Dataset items
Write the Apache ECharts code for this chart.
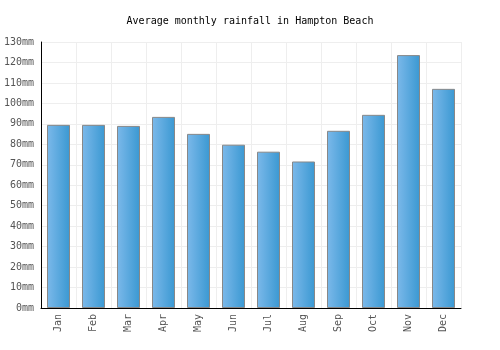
<!DOCTYPE html>
<html>
<head>
<meta charset="utf-8">
<script src="https://cdn.jsdelivr.net/npm/echarts@6/dist/echarts.min.js"></script>
<style>
  html, body { margin: 0; padding: 0; background: #fff; }
  #rain_chart { width: 500px; height: 350px; }
</style>
</head>
<body>
<div id="rain_chart"></div>
<script>
// monthly rainfall, mm
const months = ['Jan', 'Feb', 'Mar', 'Apr', 'May', 'Jun', 'Jul', 'Aug', 'Sep', 'Oct', 'Nov', 'Dec'];
const rainfall = [89.5, 89.5, 89, 93.4, 85.1, 79.8, 76.4, 71.6, 86.6, 94.4, 123.6, 107.1];
const yMin = 0;
const yMax = 130;
const yStep = 10;

const monoFont = '"DejaVu Sans Mono", monospace';

let option = {
  animation: false,
  title: {
    text: 'Average monthly rainfall in Hampton Beach',
    left: 'center',
    top: 11,
    textStyle: { fontFamily: monoFont, fontSize: 10, fontWeight: 'normal', color: '#000' }
  },
  grid: { left: 41, right: 39, top: 42, bottom: 42, containLabel: false },
  xAxis: {
    type: 'category',
    data: months,
    axisLine: { show: true, lineStyle: { color: '#000', width: 1 } },
    axisTick: { show: false },
    splitLine: { show: true, interval: 0, lineStyle: { color: '#eeeeee', width: 1 } },
    axisLabel: {
      rotate: 90,
      interval: 0,
      margin: 6,
      fontFamily: monoFont,
      fontSize: 10,
      color: '#555'
    }
  },
  yAxis: {
    type: 'value',
    min: yMin,
    max: yMax,
    interval: yStep,
    axisLine: { show: true, lineStyle: { color: '#000', width: 1 } },
    axisTick: { show: false },
    splitLine: { show: true, lineStyle: { color: '#eeeeee', width: 1 } },
    axisLabel: {
      margin: 7,
      fontFamily: monoFont,
      fontSize: 10,
      color: '#555',
      formatter: function (v) { return v + 'mm'; }
    }
  },
  series: [
    {
      type: 'bar',
      data: rainfall,
      barWidth: 23,
      itemStyle: {
        borderColor: '#888',
        borderWidth: 1,
        color: new echarts.graphic.LinearGradient(0, 0, 1, 0, [
          { offset: 0, color: '#7cb9ea' },
          { offset: 1, color: '#3a98d2' }
        ])
      }
    }
  ]
};

const rainChart = echarts.init(document.getElementById('rain_chart'));
rainChart.setOption(option);
</script>
</body>
</html>
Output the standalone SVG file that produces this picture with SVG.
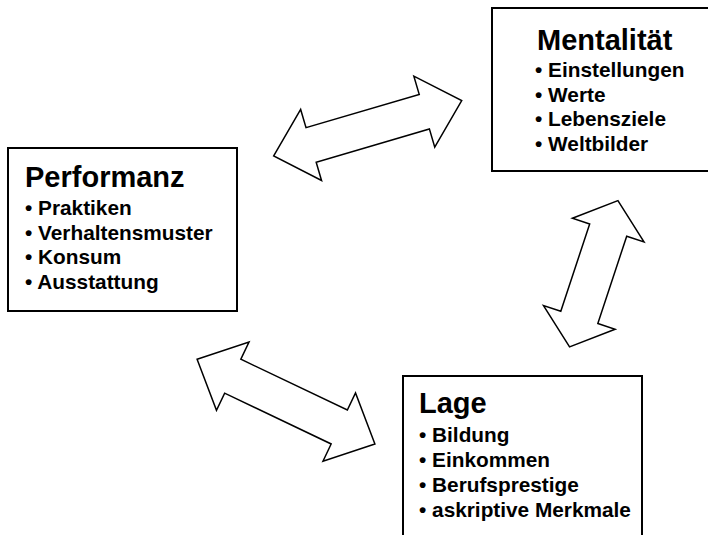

What is required
Reproduce each line from the records that contains the word "this".

Reply
Write the Apache ECharts code for this chart.
Output the standalone SVG file that produces this picture with SVG.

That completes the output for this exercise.